Healthy lifestyle changes and medication can make a big difference for the millions of people in the U.S. with diabetes. A steady routine is key to managing the chronic condition from home.
“Most people don’t have symptoms unless their blood sugar is really quite high, and so anytime the sugar is higher than normal, it can be causing damage to the body,” said Jennifer Brackett, APRN, a certified diabetes educator with Northeast Medical Group. “So it’s really the day to day management that’s so important for diabetes.”
Disruption in routines due to COVID-19 may make managing diabetes more difficult. Brackett shared some tips for patients below.
Stay on top of medications
Patients with type 1 diabetes do not produce insulin, a hormone that moves blood sugar through the body, so they need to take insulin to survive. With type 2 diabetes, most patients are still producing insulin, but the body isn’t using it properly.
Brackett said anyone who relies on insulin or certain other medications to manage their diabetes must make sure they have enough of the supplies they need at home to check their blood sugar and to treat a low blood sugar if they have one. Even if you’re stuck at home, many pharmacies offer deliveries or mail orders.
Maintain a healthy lifestyle
It’s easier to stick to a healthy diet if you have healthy foods readily available. Brackett recommends keeping high protein, shelf stable foods on hand such as canned tuna or chicken, dried beans and whole grains.
In addition to maintaining a healthy diet, get moving every day, especially if you’re working from home. From chair exercises to short workouts on YouTube, Brackett said there’s something for everyone. If you’re a smoker, there’s no better time to quit.
Stress can have a big impact on everyone. For people with diabetes, it can even raise blood sugar levels. Common coping mechanisms like food or alcohol won’t help.
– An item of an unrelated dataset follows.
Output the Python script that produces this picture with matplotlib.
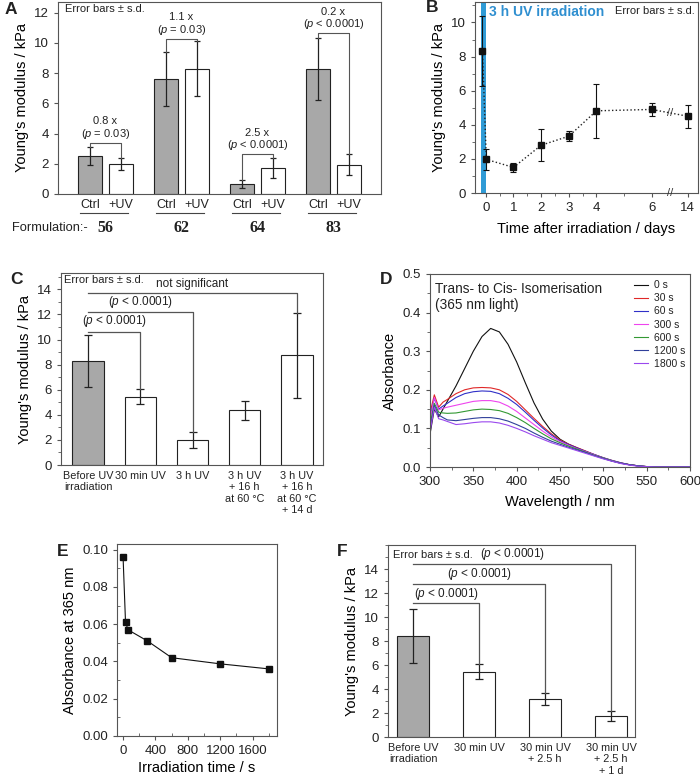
import numpy as np
import matplotlib
matplotlib.use('Agg')
import matplotlib.pyplot as plt
from matplotlib.ticker import MultipleLocator, FormatStrFormatter

plt.rcParams['font.family'] = ['Liberation Sans', 'DejaVu Sans']
plt.rcParams['mathtext.fontset'] = 'custom'
plt.rcParams['mathtext.rm'] = 'Liberation Sans'
plt.rcParams['mathtext.it'] = 'Liberation Sans:italic'
plt.rcParams['axes.edgecolor'] = '#555555'
plt.rcParams['axes.linewidth'] = 0.8
plt.rcParams['xtick.color'] = '#555555'
plt.rcParams['ytick.color'] = '#555555'
plt.rcParams['xtick.labelcolor'] = '#222222'
plt.rcParams['ytick.labelcolor'] = '#222222'
plt.rcParams['xtick.labelsize'] = 9.5
plt.rcParams['ytick.labelsize'] = 9.5
plt.rcParams['axes.labelsize'] = 10.5
plt.rcParams['text.color'] = '#222222'

# ---- panel A: formulations, ctrl vs +UV
formulations = ['56', '62', '64', '83']
ctrl_mean = [2.5, 7.6, 0.65, 8.3]
ctrl_sd = [0.6, 1.8, 0.25, 2.05]
uv_mean = [2.0, 8.3, 1.72, 1.93]
uv_sd = [0.4, 1.85, 0.68, 0.7]
fold_text = ['0.8 x', '1.1 x', '2.5 x', '0.2 x']
p_text_a = ['= 0.03', '= 0.03', '< 0.0001', '< 0.0001']
bracket_a = [3.4, 10.27, 2.65, 10.65]

# ---- panel B: time after irradiation
b_labels = ['0', '1', '2', '3', '4', '6', '14']
b_tickpos = [0, 1, 2, 3, 4, 6, 7.3]
b_x = [-0.12, 0.02, 1, 2, 3, 4, 6, 7.3]
b_mean = [8.3, 1.97, 1.5, 2.8, 3.33, 4.82, 4.9, 4.5]
b_sd = [2.05, 0.63, 0.25, 0.95, 0.3, 1.6, 0.37, 0.68]

# ---- panel C
c_labels = ['Before UV\nirradiation', '30 min UV', '3 h UV',
            '3 h UV\n+ 16 h\nat 60 °C', '3 h UV\n+ 16 h\nat 60 °C\n+ 14 d']
c_mean = [8.3, 5.45, 2.0, 4.35, 8.75]
c_sd = [2.05, 0.6, 0.63, 0.75, 3.4]
c_pairs = [1, 2, 4]
c_bracket = [10.6, 12.17, 13.73]
c_text = [r'($\it{p}$ < 0.0001)', r'($\it{p}$ < 0.0001)', 'not significant']

# ---- panel D: spectra
wl = [300, 305, 310, 315, 320, 330, 340, 350, 360, 370, 380, 390, 400, 410, 420,
      430, 440, 450, 460, 470, 480, 490, 500, 510, 520, 530, 540, 550, 560, 580, 600]
abs_0 = [0.085, 0.15, 0.13, 0.15, 0.17, 0.21, 0.255, 0.3, 0.338, 0.359, 0.35, 0.318,
         0.272, 0.218, 0.166, 0.124, 0.093, 0.072, 0.059, 0.049, 0.04, 0.031, 0.023,
         0.016, 0.01, 0.006, 0.003, 0.001, 0.0, 0.0, 0.0]
abs_30 = [0.14, 0.187, 0.155, 0.168, 0.175, 0.19, 0.2, 0.205, 0.206, 0.205, 0.2, 0.188,
          0.17, 0.148, 0.126, 0.105, 0.086, 0.07, 0.059, 0.05, 0.041, 0.032, 0.024,
          0.017, 0.011, 0.006, 0.003, 0.001, 0.0, 0.0, 0.0]
abs_60 = [0.13, 0.178, 0.15, 0.158, 0.165, 0.18, 0.19, 0.195, 0.197, 0.196, 0.19, 0.178,
          0.162, 0.142, 0.121, 0.101, 0.083, 0.068, 0.058, 0.049, 0.04, 0.032, 0.024,
          0.017, 0.011, 0.006, 0.003, 0.001, 0.0, 0.0, 0.0]
abs_300 = [0.12, 0.18, 0.148, 0.152, 0.155, 0.16, 0.165, 0.17, 0.172, 0.172, 0.168, 0.158,
           0.144, 0.127, 0.11, 0.093, 0.078, 0.066, 0.056, 0.047, 0.039, 0.031, 0.023,
           0.016, 0.01, 0.006, 0.003, 0.001, 0.0, 0.0, 0.0]
abs_600 = [0.11, 0.165, 0.142, 0.14, 0.139, 0.14, 0.144, 0.148, 0.15, 0.149, 0.146, 0.139,
           0.128, 0.115, 0.1, 0.086, 0.073, 0.063, 0.054, 0.046, 0.038, 0.03, 0.023,
           0.016, 0.01, 0.006, 0.003, 0.001, 0.0, 0.0, 0.0]
abs_1200 = [0.1, 0.16, 0.135, 0.128, 0.122, 0.12, 0.123, 0.126, 0.128, 0.128, 0.125, 0.119,
            0.11, 0.1, 0.088, 0.077, 0.067, 0.059, 0.051, 0.044, 0.037, 0.029, 0.022,
            0.015, 0.01, 0.006, 0.003, 0.001, 0.0, 0.0, 0.0]
abs_1800 = [0.09, 0.155, 0.125, 0.122, 0.118, 0.11, 0.112, 0.115, 0.117, 0.117, 0.114, 0.108,
            0.1, 0.091, 0.081, 0.072, 0.063, 0.056, 0.049, 0.042, 0.035, 0.028, 0.021,
            0.015, 0.009, 0.005, 0.002, 0.001, 0.0, 0.0, 0.0]
spec_labels = ['0 s', '30 s', '60 s', '300 s', '600 s', '1200 s', '1800 s']
spec_colors = ['#111111', '#e02828', '#3030c8', '#ee44ee', '#339933', '#30409a', '#9a48ee']

# ---- panel E
e_time = [0, 30, 60, 300, 600, 1200, 1800]
e_abs = [0.096, 0.0612, 0.057, 0.051, 0.042, 0.0387, 0.036]

# ---- panel F
f_labels = ['Before UV\nirradiation', '30 min UV', '30 min UV\n+ 2.5 h',
            '30 min UV\n+ 2.5 h\n+ 1 d']
f_mean = [8.45, 5.45, 3.2, 1.75]
f_sd = [2.25, 0.62, 0.5, 0.38]
f_pairs = [1, 2, 3]
f_bracket = [11.13, 12.75, 14.4]

W, H = 700, 776
fig = plt.figure(figsize=(7, 7.76), dpi=100)


def box(l, t, r, b):
    return [l / W, 1 - b / H, (r - l) / W, (b - t) / H]


grey = '#a8a8a8'
ekw = dict(elinewidth=0.9, ecolor='#222222', capthick=0.9)
brc = '#555555'

# ================= A =================
ax = fig.add_axes(box(58, 2, 381, 194))
x = np.arange(len(formulations))
ax.bar(x - 0.2, ctrl_mean, 0.32, color=grey, edgecolor='#222222', lw=0.8,
       yerr=ctrl_sd, capsize=2, error_kw=ekw)
ax.bar(x + 0.2, uv_mean, 0.32, color='white', edgecolor='#222222', lw=0.8,
       yerr=uv_sd, capsize=2, error_kw=ekw)
ax.set_xlim(-0.625, 3.625)
ax.set_ylim(0, 12.7)
ax.set_yticks(range(0, 13, 2))
ax.set_xticks([])
ax.tick_params(axis='y', length=3, width=0.8)
ax.set_ylabel("Young's modulus / kPa")
for i in range(len(formulations)):
    xl, xr = i - 0.2, i + 0.2
    yl = ctrl_mean[i] + ctrl_sd[i]
    yr = uv_mean[i] + uv_sd[i]
    yb = bracket_a[i]
    ax.plot([xl, xl, xr, xr], [yl, yb, yb, yr], color=brc, lw=0.8)
    ax.text(i, yb + 0.12, fold_text[i] + '\n' + r'($\it{p}$ ' + p_text_a[i] + ')',
            ha='center', va='bottom', fontsize=8, linespacing=1.05)
    tr = ax.get_xaxis_transform()
    ax.text(xl, -0.057, 'Ctrl', ha='center', va='center', fontsize=9, transform=tr)
    ax.text(xr, -0.057, '+UV', ha='center', va='center', fontsize=9, transform=tr)
    ax.plot([i - 0.33, i + 0.3], [-0.1, -0.1], color='#444444', lw=0.8,
            transform=tr, clip_on=False)
    ax.text(i, -0.177, formulations[i], ha='center', va='center', fontsize=11.5,
            fontweight='bold', family='Liberation Serif', transform=tr)
ax.text(0.022, 0.962, 'Error bars ± s.d.', transform=ax.transAxes, fontsize=8,
        va='center', ha='left')
fig.text(12 / W, 1 - 228 / H, 'Formulation:-', fontsize=9.3, va='center')
fig.text(5 / W, 1 - 10 / H, 'A', fontsize=12.5, fontweight='bold', va='center')

# ================= B =================
ax = fig.add_axes(box(475, 2, 698, 193))
ax.axvspan(-0.19, 0.0, color='#2f9bd6', lw=0)
ax.errorbar(b_x, b_mean, yerr=b_sd, fmt='s', color='#111111', ms=4, capsize=2,
            elinewidth=0.8, capthick=0.8, zorder=3)
ax.plot(b_x, b_mean, ':', color='#222222', lw=1.0, zorder=2)
ax.set_xlim(-0.39, 7.67)
ax.set_ylim(0, 11.2)
ax.set_xticks(b_tickpos)
ax.set_xticklabels(b_labels)
ax.set_xticks([0.5, 1.5, 2.5, 3.5, 5], minor=True)
ax.set_yticks(range(0, 11, 2))
ax.yaxis.set_minor_locator(MultipleLocator(1))
ax.tick_params(which='major', length=3, width=0.8)
ax.tick_params(which='minor', length=2, width=0.6)
ax.set_ylabel("Young's modulus / kPa")
ax.set_xlabel('Time after irradiation / days', labelpad=6)
ax.text(6.65, 0, '//', ha='center', va='center', fontsize=8, color='#333333',
        clip_on=False, zorder=5)
ax.text(6.65, 4.72, '//', ha='center', va='center', fontsize=8, color='#333333',
        zorder=5)
ax.text(0.1, 10.6, '3 h UV irradiation', color='#2f8fd0', fontweight='bold',
        fontsize=10, va='center')
ax.text(0.985, 0.955, 'Error bars ± s.d.', transform=ax.transAxes, fontsize=8,
        va='center', ha='right')
fig.text(426 / W, 1 - 8 / H, 'B', fontsize=12.5, fontweight='bold', va='center')

# ================= C =================
ax = fig.add_axes(box(61, 273, 323, 465))
x = np.arange(len(c_mean))
colors_c = [grey] + ['white'] * (len(c_mean) - 1)
ax.bar(x, c_mean, 0.6, color=colors_c, edgecolor='#222222', lw=0.8,
       yerr=c_sd, capsize=3, error_kw=ekw)
ax.set_xlim(-0.52, 4.5)
ax.set_ylim(0, 15.3)
ax.set_yticks(range(0, 15, 2))
ax.yaxis.set_minor_locator(MultipleLocator(1))
ax.tick_params(which='major', length=3, width=0.8)
ax.tick_params(which='minor', length=2, width=0.6)
ax.set_xticks(x)
ax.set_xticklabels(c_labels, fontsize=7.8, linespacing=1.2)
ax.tick_params(axis='x', length=0, pad=4)
ax.set_ylabel("Young's modulus / kPa")
for j, k in enumerate(c_pairs):
    yb = c_bracket[j]
    ax.plot([0, k, k], [yb, yb, c_mean[k] + c_sd[k]], color=brc, lw=0.9)
    ax.text(k / 2, yb + 0.2, c_text[j], ha='center', va='bottom', fontsize=8.5)
ax.text(0.01, 0.962, 'Error bars ± s.d.', transform=ax.transAxes, fontsize=8,
        va='center', ha='left')
fig.text(10 / W, 1 - 279 / H, 'C', fontsize=12.5, fontweight='bold', va='center')

# ================= D =================
ax = fig.add_axes(box(430, 274, 690, 467))
spectra = [abs_0, abs_30, abs_60, abs_300, abs_600, abs_1200, abs_1800]
for s, lab, col in zip(spectra, spec_labels, spec_colors):
    ax.plot(wl, s, color=col, lw=0.8, label=lab)
ax.set_xlim(300, 600)
ax.set_ylim(0, 0.5)
ax.xaxis.set_major_locator(MultipleLocator(50))
ax.xaxis.set_minor_locator(MultipleLocator(25))
ax.yaxis.set_major_locator(MultipleLocator(0.1))
ax.yaxis.set_minor_locator(MultipleLocator(0.05))
ax.yaxis.set_major_formatter(FormatStrFormatter('%.1f'))
ax.tick_params(which='major', length=3, width=0.8)
ax.tick_params(which='minor', length=2, width=0.6)
ax.set_ylabel('Absorbance')
ax.set_xlabel('Wavelength / nm', labelpad=5)
ax.legend(loc='upper left', bbox_to_anchor=(0.76, 1.0), frameon=False,
          fontsize=7.5, handlelength=1.4, handletextpad=0.5, labelspacing=0.3,
          borderaxespad=0.2)
ax.text(0.02, 0.96, 'Trans- to Cis- Isomerisation\n(365 nm light)',
        transform=ax.transAxes, fontsize=9.8, va='top', ha='left', linespacing=1.2)
fig.text(380 / W, 1 - 279 / H, 'D', fontsize=12.5, fontweight='bold', va='center')

# ================= E =================
ax = fig.add_axes(box(117, 544, 277, 736))
ax.plot(e_time, e_abs, '-s', color='#111111', lw=0.8, ms=4)
ax.set_xlim(-75, 1900)
ax.set_ylim(0, 0.103)
ax.xaxis.set_major_locator(MultipleLocator(400))
ax.xaxis.set_minor_locator(MultipleLocator(200))
ax.yaxis.set_major_locator(MultipleLocator(0.02))
ax.yaxis.set_minor_locator(MultipleLocator(0.01))
ax.yaxis.set_major_formatter(FormatStrFormatter('%.2f'))
ax.tick_params(which='major', length=3, width=0.8)
ax.tick_params(which='minor', length=2, width=0.6, direction='in')
ax.set_ylabel('Absorbance at 365 nm')
ax.set_xlabel('Irradiation time / s', labelpad=3)
fig.text(57 / W, 1 - 552 / H, 'E', fontsize=12.5, fontweight='bold', va='center')

# ================= F =================
ax = fig.add_axes(box(388, 545, 635, 737))
x = np.arange(len(f_mean))
colors_f = [grey] + ['white'] * (len(f_mean) - 1)
ax.bar(x, f_mean, 0.48, color=colors_f, edgecolor='#222222', lw=0.8,
       yerr=f_sd, capsize=3, error_kw=ekw)
ax.set_xlim(-0.38, 3.36)
ax.set_ylim(0, 16)
ax.set_yticks(range(0, 15, 2))
ax.yaxis.set_minor_locator(MultipleLocator(1))
ax.tick_params(which='major', length=3, width=0.8)
ax.tick_params(which='minor', length=2, width=0.6)
ax.set_xticks(x)
ax.set_xticklabels(f_labels, fontsize=7.8, linespacing=1.2)
ax.tick_params(axis='x', length=0, pad=4)
ax.set_ylabel("Young's modulus / kPa")
for j, k in enumerate(f_pairs):
    yb = f_bracket[j]
    ax.plot([0, k, k], [yb, yb, f_mean[k] + f_sd[k]], color=brc, lw=0.9)
    ax.text(k / 2, yb + 0.15, r'($\it{p}$ < 0.0001)', ha='center', va='bottom',
            fontsize=8.5)
ax.text(0.02, 0.95, 'Error bars ± s.d.', transform=ax.transAxes, fontsize=8,
        va='center', ha='left')
fig.text(337 / W, 1 - 552 / H, 'F', fontsize=12.5, fontweight='bold', va='center')

fig.savefig('out.png', dpi=100)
Brackett said acknowledging your stress is the first step. Help alleviate stress by getting some exercise or connecting with friends or family members. If you’re feeling overwhelmed, don’t be afraid to reach out to a medical professional for help.
Schedule your routine visits
Unchecked diabetes can lead to damage to the eyes, kidneys, nerves and heart. The number one cause of death for people with diabetes is heart disease. Routine screenings for cholesterol, blood pressure and blood sugar levels can help prevent complications.
If you’re due for a screening, don’t postpone your appointment. Extra precautions are in place at all medical offices across the Yale New Haven Health system, including increased cleaning, mask wearing and temperature screenings. If you’re not able to leave home, Brackett said telehealth can be a good option.